Understanding the basic shape of Unix virtual memory management
Although their implementations vary in detail, every modern Unix system
(ie, everyone with
mmap()) has some basic constraints that shape the
general outline of their virtual memory system. While I'm talking about
virtual memory statistics, it's worth running down
this basic shape and what creates it.
(I say this partly because I spend part of writing yesterday's entry sorting bits of this out in my own head.)
mmap() operation is to glue some resource (such as a
portion of a file) into the process's memory address space. Multiple
processes can each map the same resource into their memory space; when
they do, all processes need to share the same pages of physical RAM in
order to keep everyone's view of the resource in sync (in fact you want
this to happen for
write() based IO as well). This implies that a
process's address space is effectively composited together from a bunch
of entities representing different memory areas.
However, this compositing needs to involve a layer of indirection. Processes don't all map a resource at the same address space (for example, a shared library may be mapped at many different addresses), plus processes can overlay private changes on top of shared resources (eg, copy on write for various things).

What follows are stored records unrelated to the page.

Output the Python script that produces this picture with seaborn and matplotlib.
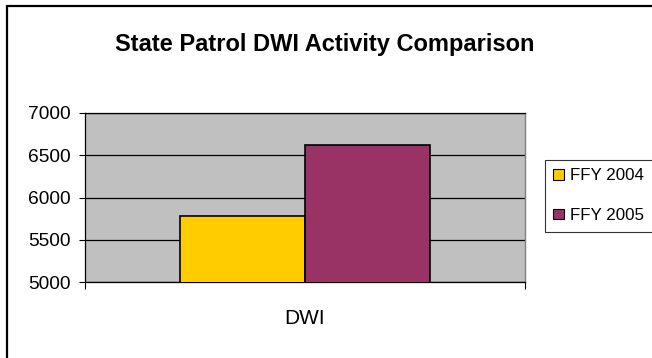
import matplotlib
matplotlib.use("Agg")
import matplotlib.pyplot as plt
import seaborn as sns
import pandas as pd
from matplotlib.patches import Rectangle, Patch
from matplotlib.ticker import FixedLocator

categories = ["DWI"]
series = ["FFY 2004", "FFY 2005"]
values_2004 = [5785]
values_2005 = [6615]
y_ticks = [5000, 5500, 6000, 6500, 7000]
colors = ["#FFCC00", "#993366"]

df = pd.DataFrame({
    "category": categories * 2,
    "series": [series[0]] * len(categories) + [series[1]] * len(categories),
    "value": values_2004 + values_2005,
})

sns.set_style("white")
plt.rcParams["font.family"] = ["Liberation Sans", "DejaVu Sans"]
plt.rcParams["text.color"] = "black"
plt.rcParams["xtick.color"] = "black"
plt.rcParams["ytick.color"] = "black"
plt.rcParams["xtick.labelcolor"] = "black"
plt.rcParams["ytick.labelcolor"] = "black"

fig = plt.figure(figsize=(6.52, 3.58), dpi=100)
ax = fig.add_axes([85 / 652, 1 - 282.3 / 358, 440 / 652, (282.3 - 112.7) / 358])
ax.set_facecolor("#C0C0C0")

sns.barplot(data=df, x="category", y="value", hue="series", palette=colors,
            width=0.57, edgecolor="black", linewidth=1.2, ax=ax, legend=False,
            saturation=1, zorder=3)

ax.set_ylim(5000, 7000)
ax.set_xlim(-0.5, 0.5)
ax.set_yticks(y_ticks)
ax.set_yticklabels([str(t) for t in y_ticks], fontsize=13.8, color="black")
ax.yaxis.grid(True, color="black", linewidth=0.9, zorder=1)
ax.set_axisbelow(True)
ax.set_xlabel("")
ax.set_ylabel("")

ax.tick_params(axis="y", direction="out", length=4, width=0.8, color="black", pad=6, left=True)
ax.set_xticks([0])
ax.set_xticklabels(categories, fontsize=15, color="black")
ax.tick_params(axis="x", which="major", length=0, pad=19)
ax.xaxis.set_minor_locator(FixedLocator([-0.5, 0.5]))
ax.tick_params(axis="x", which="minor", direction="out", length=5, width=0.8, color="black", bottom=True)

for side in ["left", "bottom"]:
    ax.spines[side].set_color("black")
    ax.spines[side].set_linewidth(0.9)
ax.spines["top"].set_color("black")
ax.spines["top"].set_linewidth(0.9)
ax.spines["right"].set_color("#808080")
ax.spines["right"].set_linewidth(1.0)

handles = [Patch(facecolor=c, edgecolor="black", linewidth=0.8) for c in colors]
leg = fig.legend(handles, series, loc="upper left",
                 bbox_to_anchor=(545 / 652, 1 - 160 / 358),
                 fontsize=12.2, frameon=True, fancybox=False, shadow=False,
                 handlelength=0.6, handleheight=0.6, handletextpad=0.4,
                 labelspacing=1.45, borderpad=0.5, borderaxespad=0)
leg.get_frame().set_edgecolor("black")
leg.get_frame().set_linewidth(0.8)
for t in leg.get_texts():
    t.set_color("black")

fig.text(325 / 652, 1 - 45 / 358, "State Patrol DWI Activity Comparison",
         ha="center", va="center", fontsize=17, fontweight="bold", color="black")

fig.add_artist(Rectangle((7 / 652, -0.2), 1.5, 1 - 6 / 358 + 0.2,
                         transform=fig.transFigure, fill=False,
                         edgecolor="black", linewidth=1.6))

fig.savefig("out.png", dpi=100)
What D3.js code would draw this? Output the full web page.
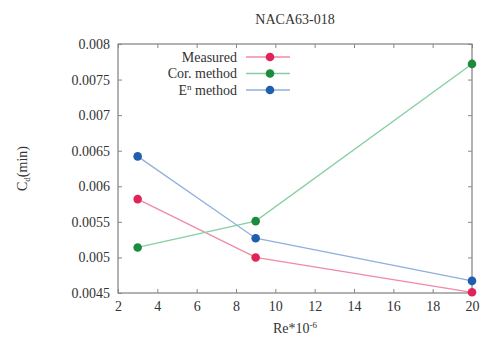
<!DOCTYPE html>
<html>
<head>
<meta charset="utf-8">
<script src="https://cdn.jsdelivr.net/npm/d3@7"></script>
<style>
  body { margin: 0; background: #fff; }
  svg text { font-family: 'Liberation Serif', 'Times New Roman', Times, 'DejaVu Serif', serif !important; fill: #333; }
</style>
</head>
<body>
<svg id="chart" width="483" height="342"></svg>
<script>
const re = [3, 9, 20];
const measured = [0.00582, 0.00500, 0.00451];
const corMethod = [0.00514, 0.00551, 0.00772];
const enMethod = [0.00642, 0.00527, 0.00467];
const xTicks = [2, 4, 6, 8, 10, 12, 14, 16, 18, 20];
const yTicks = [0.0045, 0.005, 0.0055, 0.006, 0.0065, 0.007, 0.0075, 0.008];

const series = [
  { name: 'Measured', values: measured, dot: '#e0245a', line: '#ef8aa5' },
  { name: 'Cor. method', values: corMethod, dot: '#1e8a3e', line: '#86cfa2' },
  { name: 'En', values: enMethod, dot: '#1f5fae', line: '#8fb0dc' }
];

const svg = d3.select('#chart');
const margin = { top: 44, right: 11, bottom: 49, left: 118 };
const W = 483, H = 342;
const w = W - margin.left - margin.right;
const h = H - margin.top - margin.bottom;

const x = d3.scaleLinear().domain([2, 20]).range([0, w]);
const y = d3.scaleLinear().domain([0.0045, 0.008]).range([h, 0]);

const g = svg.append('g').attr('transform', `translate(${margin.left},${margin.top})`);

// frame
g.append('rect').attr('width', w).attr('height', h)
  .attr('fill', 'none').attr('stroke', '#666').attr('stroke-width', 1);

const fmt = d => String(d);

// ticks on all four sides, pointing in
const xb = g.append('g').attr('transform', `translate(0,${h})`)
  .call(d3.axisBottom(x).tickValues(xTicks).tickSize(-4).tickPadding(8).tickFormat(fmt));
const xt = g.append('g')
  .call(d3.axisTop(x).tickValues(xTicks).tickSize(-4).tickFormat(''));
const yl = g.append('g')
  .call(d3.axisLeft(y).tickValues(yTicks).tickSize(-4).tickPadding(8).tickFormat(fmt));
const yr = g.append('g').attr('transform', `translate(${w},0)`)
  .call(d3.axisRight(y).tickValues(yTicks).tickSize(-4).tickFormat(''));

[xb, xt, yl, yr].forEach(a => {
  a.attr('font-family', null);
  a.select('.domain').remove();
  a.selectAll('line').attr('stroke', '#888');
  a.selectAll('text').style('font-size', '14px').attr('fill', '#333');
});

const line = d3.line().x((d, i) => x(re[i])).y(d => y(d));

series.forEach(s => {
  g.append('path').datum(s.values)
    .attr('d', line).attr('fill', 'none')
    .attr('stroke', s.line).attr('stroke-width', 1.3);
});
series.forEach(s => {
  g.selectAll(null).data(s.values).enter().append('circle')
    .attr('cx', (d, i) => x(re[i])).attr('cy', d => y(d))
    .attr('r', 4.3).attr('fill', s.dot);
});

// legend
const leg = g.append('g').attr('transform', 'translate(0,13)');
series.forEach((s, i) => {
  const row = leg.append('g').attr('transform', `translate(0,${i * 16.5})`);
  row.append('line').attr('x1', 128).attr('x2', 172).attr('y1', 0).attr('y2', 0)
    .attr('stroke', s.line).attr('stroke-width', 1.3);
  row.append('circle').attr('cx', 152).attr('cy', 0).attr('r', 4.3).attr('fill', s.dot);
  const t = row.append('text').attr('x', 119).attr('y', 4.5)
    .attr('text-anchor', 'end').style('font-size', '14px');
  if (s.name === 'En') {
    t.append('tspan').text('E');
    t.append('tspan').attr('dy', -5).style('font-size', '9px').text('n');
    t.append('tspan').attr('dy', 5).text(' method');
  } else {
    t.text(s.name);
  }
});

// title
svg.append('text').attr('x', margin.left + w / 2).attr('y', 24)
  .attr('text-anchor', 'middle').style('font-size', '14px').text('NACA63-018');

// x label
const xl = svg.append('text').attr('x', margin.left + w / 2).attr('y', 333)
  .attr('text-anchor', 'middle').style('font-size', '14px');
xl.append('tspan').text('Re*10');
xl.append('tspan').attr('dy', -5).style('font-size', '9px').text('-6');

// y label
const ylab = svg.append('text')
  .attr('transform', `translate(27,${margin.top + h / 2}) rotate(-90)`)
  .attr('text-anchor', 'middle').style('font-size', '14px');
ylab.append('tspan').text('C');
ylab.append('tspan').attr('dy', 3).style('font-size', '9px').text('d');
ylab.append('tspan').attr('dy', -3).text('(min)');
</script>
</body>
</html>
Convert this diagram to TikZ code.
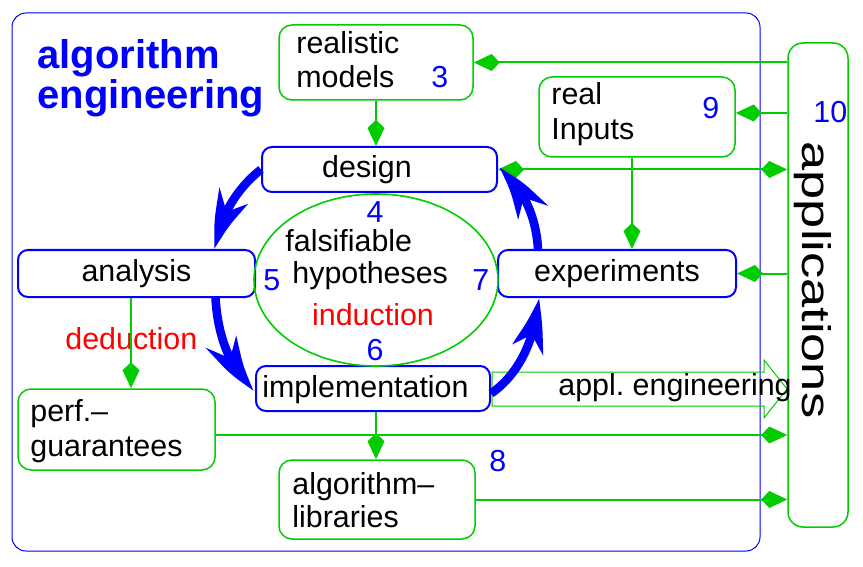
\documentclass[tikz,border=0pt]{standalone}
\usepackage{fontspec}
\usepackage{graphicx}
\setmainfont{Liberation Sans}
\usetikzlibrary{arrows.meta,shapes.geometric,bending}
\definecolor{gr}{RGB}{0,204,0}
\newcommand\myfs{\fontsize{15.2}{17}\selectfont}
\begin{document}
\begin{tikzpicture}[x=0.5pt,y=-0.5pt,
  gbox/.style={draw=gr, line width=0.75pt, rounded corners=6.5pt, inner sep=0pt},
  bbox/.style={draw=blue, line width=1pt, rounded corners=5pt, inner sep=0pt, font=\myfs},
  txt/.style={inner sep=0pt, anchor=base west, font=\myfs},
  num/.style={txt, text=blue},
  gline/.style={draw=gr, line width=1pt},
  kt/.tip={Kite[length=13pt,width=8.5pt,inset=4pt]},
  garrow/.style={gline, -kt},
  barrow/.style={draw=blue, line width=4.3pt, -{Stealth[length=27pt,width=16pt,inset=8pt,bend]}},
  title/.style={txt, font=\fontsize{20}{20}\selectfont\bfseries, text=blue}]
\useasboundingbox (0,0) rectangle (863,567);
% frame
\node[draw=blue, line width=0.5pt, rounded corners=7pt, minimum width=374pt, minimum height=269pt, inner sep=0pt] (frame) at (386,282) {};
\node[title] (t1) at (37,69) {algorithm};
\node[title] (t2) at (37,109) {engineering};
% applications
\node[gbox, rounded corners=7.5pt, minimum width=30pt, minimum height=242pt] (apps) at (818,285) {};
\node[rotate=-90, anchor=base, inner sep=0pt, font=\fontsize{20}{24}\selectfont] (apptxt) at (802,280) {\scalebox{1.31}[1]{applications}};
\node[num] (n10) at (813,123) {10};
% realistic models
\node[gbox, minimum width=97pt, minimum height=37.5pt] (models) at (376,62.5) {};
\node[txt] (mA) at (296,54) {realistic};
\node[txt] (mB) at (296,88) {models};
\node[num] (n3) at (431,88) {3};
% real inputs
\node[gbox, minimum width=98pt, minimum height=40pt] (inputs) at (637,117) {};
\node[txt] (iA) at (551,105) {real};
\node[txt] (iB) at (551,140) {Inputs};
\node[num] (n9) at (702,119) {9};
% blue boxes
\node[bbox, minimum width=117.5pt, minimum height=22.5pt] (design) at (379.5,169.5) {};
\node[inner sep=0pt, font=\myfs] (designT) at (367,170) {design};
\node[bbox, minimum width=118.5pt, minimum height=23.5pt] (analysis) at (136.5,273.5) {analysis};
\node[bbox, minimum width=119pt, minimum height=23.5pt] (experiments) at (617,273.5) {experiments};
\node[bbox, minimum width=117pt, minimum height=22.5pt] (impl) at (373,388.5) {};
\node[inner sep=0pt, font=\myfs] (implT) at (365.5,390) {implementation};
% hypotheses ellipse
\node[ellipse, draw=gr, line width=0.8pt, minimum width=122pt, minimum height=86pt, inner sep=0pt] (hyp) at (376,280) {};
\node[num, anchor=base] (n4) at (375,222) {4};
\node[txt] (hA) at (285,251) {falsifiable};
\node[txt] (hB) at (292,284) {hypotheses};
\node[txt, anchor=base, text=red] (ind) at (373,325) {induction};
\node[num, anchor=base] (n6) at (375,360) {6};
\node[num] (n5) at (263,291) {5};
\node[num] (n7) at (472,291) {7};
\node[txt, text=red] (ded) at (65,349) {deduction};
% perf guarantees
\node[gbox, minimum width=98.5pt, minimum height=40.5pt] (perf) at (116.5,429.5) {};
\node[txt] (pA) at (30,421) {perf.--};
\node[txt] (pB) at (30,456) {guarantees};
% libraries
\node[gbox, minimum width=98pt, minimum height=39.5pt] (libs) at (377,499.5) {};
\node[txt] (lA) at (292,494) {algorithm--};
\node[txt] (lB) at (292,527) {libraries};
\node[num] (n8) at (489,471) {8};
% appl. engineering hollow arrow
\draw[draw=gr, line width=0.5pt] (492,372) -- (764,372) -- (764,360) -- (787,389) -- (764,418) -- (764,406) -- (492,406) -- cycle;
\node[txt] (appl) at (558,395) {appl.\ engineering};
% green connectors
\coordinate (i9) at ([yshift=2pt]inputs.east);
\coordinate (ib) at ([xshift=-2.5pt]inputs.south);
\coordinate (ab) at ([xshift=-2.75pt]analysis.south);
\coordinate (lb) at ([xshift=1.5pt]impl.south);
\coordinate (pr) at ([yshift=-2.75pt]perf.east);
\draw[garrow] (apps.west |- models.east) -- (models.east);
\draw[garrow] (apps.west |- i9) -- (i9);
\draw[gline, kt-kt] (design.east) -- (apps.west |- design.east);
\draw[garrow] (apps.west |- experiments.east) -- (experiments.east);
\draw[garrow] (models.south) -- (models.south |- design.north);
\draw[garrow] (ib) -- (ib |- experiments.north);
\draw[garrow] (ab) -- (ab |- perf.north);
\draw[garrow] (lb) -- (lb |- libs.north);
\draw[garrow] (pr) -- (apps.west |- pr);
\draw[garrow] (libs.east) -- (apps.west |- libs.east);
% blue cycle arrows
\draw[barrow] (design.west) .. controls (235,190) and (218,220) .. ([xshift=40pt]analysis.north);
\draw[barrow] ([xshift=39.5pt]analysis.south) .. controls (218,340) and (232,372) .. (impl.west);
\draw[barrow] ([yshift=-2.5pt]impl.east) .. controls (518,375) and (536,340) .. ([xshift=-39.5pt]experiments.south);
\draw[barrow] ([xshift=-39.5pt]experiments.north) .. controls (536,215) and (522,185) .. (design.east);
\end{tikzpicture}
\end{document}
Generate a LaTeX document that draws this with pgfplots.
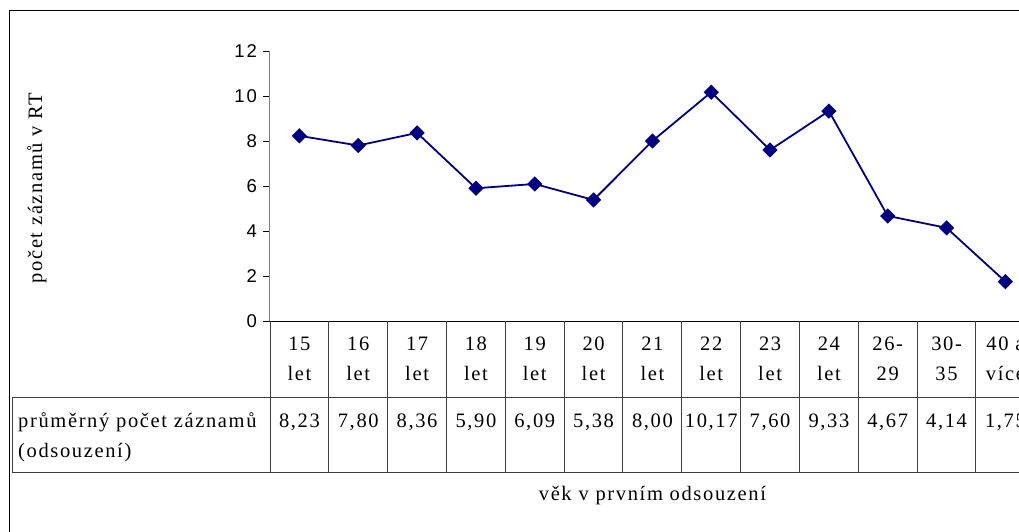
\documentclass[border=0pt]{standalone}
\usepackage{fontspec}
\usepackage{pgfplots}
\usepackage{pgfplotstable}
\pgfplotsset{compat=1.18}
\setmainfont{Liberation Serif}[LetterSpace=8]
\newfontfamily\arial{Liberation Sans}[LetterSpace=10]
\definecolor{xlnavy}{RGB}{0,0,128}
\newcommand\tnr{\fontsize{20.5bp}{30bp}\selectfont}

% x = column index, v = mean count, top/bot = category text, lab = table cell
\pgfplotstableread[col sep=semicolon]{
x;v;top;bot;lab
0;8.23;15;let;8,23
1;7.80;16;let;7,80
2;8.36;17;let;8,36
3;5.90;18;let;5,90
4;6.09;19;let;6,09
5;5.38;20;let;5,38
6;8.00;21;let;8,00
7;10.17;22;let;10,17
8;7.60;23;let;7,60
9;9.33;24;let;9,33
10;4.67;26-;29;4,67
11;4.14;30-;35;4,14
12;1.75;40 a;více;1,75
}\prumer

\begin{document}
\begin{tikzpicture}[x=1bp,y=-1bp]
\path[use as bounding box, clip] (0,0) rectangle (1019,532);
\coordinate (A) at (270,321);
\begin{axis}[
    at={(A)}, anchor=south west,
    scale only axis, width=764.8bp, height=270bp,
    xmin=-0.5, xmax=12.5, ymin=0, ymax=12,
    clip=false,
    axis x line*=bottom, axis y line*=left,
    x axis line style={black, line width=1bp, -},
    y axis line style={gray, line width=1bp, -},
    xtick=\empty,
    ytick={0,2,...,12},
    tick align=outside, major tick length=7bp,
    ytick style={black, line width=0.8bp},
    yticklabel style={font=\arial\fontsize{18.5bp}{20bp}\selectfont, inner sep=0pt, anchor=east, xshift=-6bp},
    /pgf/number format/assume math mode=true,
    ylabel={počet záznamů v RT},
    ylabel style={at={(axis description cs:-0.3047,0.4926)}, anchor=center, font=\tnr},
    xlabel={věk v prvním odsouzení},
    xlabel style={at={(axis description cs:0.5,-0.663)}, anchor=base, font=\tnr},
    every node near coord/.append style={font=\tnr, anchor=base, inner sep=0pt, text=black},
]
\addplot[xlnavy, line width=1.8bp, mark=square*, mark size=4.5bp,
    mark options={rotate=45, fill=xlnavy, solid}] table[x=x, y=v] {\prumer};
\addplot[draw=none, mark=none, nodes near coords, point meta=explicit symbolic]
    table[x=x, y expr=-1.2889, meta=top] {\prumer};
\addplot[draw=none, mark=none, nodes near coords, point meta=explicit symbolic]
    table[x=x, y expr=-2.6222, meta=bot] {\prumer};
\addplot[draw=none, mark=none, nodes near coords, point meta=explicit symbolic]
    table[x=x, y expr=-4.7111, meta=lab] {\prumer};
\end{axis}

% data table grid and outer frame
\draw[black!75, line width=1bp] (12,397) -- (1040,397) (12,472) -- (1040,472) (12,397) -- (12,472);
\foreach \i in {0,...,13} \draw[black!75, line width=1bp] ({270+\i*58.83},321) -- ({270+\i*58.83},472);
\draw[black, line width=1bp] (9,540) -- (9,11) -- (1040,11);
\node[anchor=base west, inner sep=0pt, font=\tnr] at (18,427) {průměrný počet záznamů};
\node[anchor=base west, inner sep=0pt, font=\tnr] at (18,457) {(odsouzení)};
\end{tikzpicture}
\end{document}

This implies a two step mapping; a process has 'virtual memory areas' holding information used to build its own page table (and to track private versions of pages), and these then point to a shared data structure to keep track of the actual resource, what pages it has in RAM, and so on.
(If we construe 'process' broadly, processes sometimes share VMAs; threads traditionally run in a shared address space, for example.)
In theory, Unix systems could have what I will call coherent page table mappings of resources, where if a single process brought a page of a shared resource into RAM all processes using that resource would get a page table entry for that page. In practice, this would involve a lot of page table changes for processes that don't care about the pages in question and may never refer to it, so I think that basically all Unix processes have incoherent mappings; a page of a resource may be in RAM and be mapped by other processes using it without this process having a PTE for it. When your process tries to refer to that page it will take a soft page fault to establish the PTE it needs and then immediately go on.
(The traditional distinction between soft page faults and hard page faults is that a hard page fault needs to fetch things from disk while a soft page fault just updates things in memory.)
In turn this means that a page of a shared resource can be taken away from your process in one of two ways; call these 'local' and 'global'. A 'local' removal just removes your PTE for the page, but it stays mapped by any other processes that are using it. A 'global' removal makes the page unreferenced by anyone by removing all PTEs in all processes that were (still) using it. Normally you hope to get rid of pages by a series of local removals that result in the page not being mapped by anyone, at which point you can do a free global removal.
This obviously complicates efforts to answer questions about memory usage where it involves shared resources. A shared resource will be using some number of pages of RAM, but not all of those pages will be mapped in any particular process or group of processes. In fact it may not be possible to determine how many active pages a particular resource has because your system may only give you a 'per-process' view of shared resources.